United States, Court of Appeals, Demjanjuk case, Judgment, 31 October 1985.
In 2003, in the Yousef case, involving appeals against judgments of conviction on charges related to involvement in the 1993 bombing of the World Trade Centre and a conspiracy to bomb 12 US commercial aircraft in South-east Asia in 1994, the US Court of Appeals, Second Circuit, held:
The historical restriction of universal jurisdiction to piracy, war crimes, and crimes against humanity demonstrates that universal jurisdiction arises under customary international law only where crimes (1) are universally condemned by the community of nations, and (2) by their nature occur either outside of a State or where there is no State capable of punishing, or competent to punish, the crime (as in a time of war).

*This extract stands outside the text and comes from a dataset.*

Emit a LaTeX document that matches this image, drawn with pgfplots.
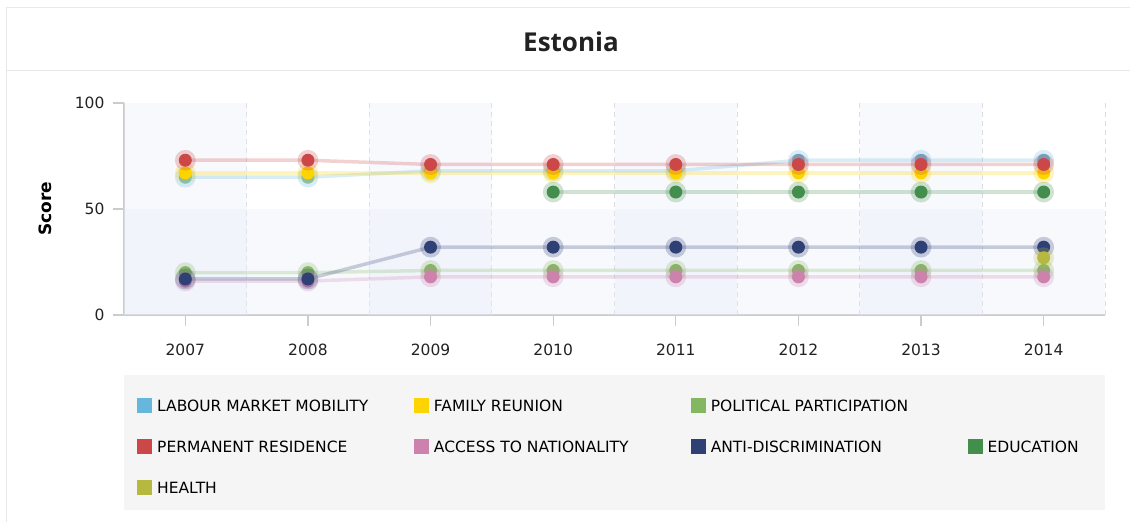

Unlike those offenses supporting universal jurisdiction under customary international law – that is, piracy, war crimes, and crimes against humanity – that now have fairly precise definitions and that have achieved universal condemnation, “terrorism” is a term as loosely deployed as it is powerfully charged … Indeed, the nations of the world are so divisively split on the legitimacy of such aggression as to make it impossible to pinpoint an area of harmony or consensus.
We regrettably are no closer now than eighteen years ago to an international consensus on the definition of terrorism or even its proscription. We thus conclude that … terrorism – unlike piracy, war crimes, and crimes against humanity – does not provide a basis for universal jurisdiction. 
United States, Court of Appeals, Second Circuit, Yousef case, Judgment, 4 April 2003.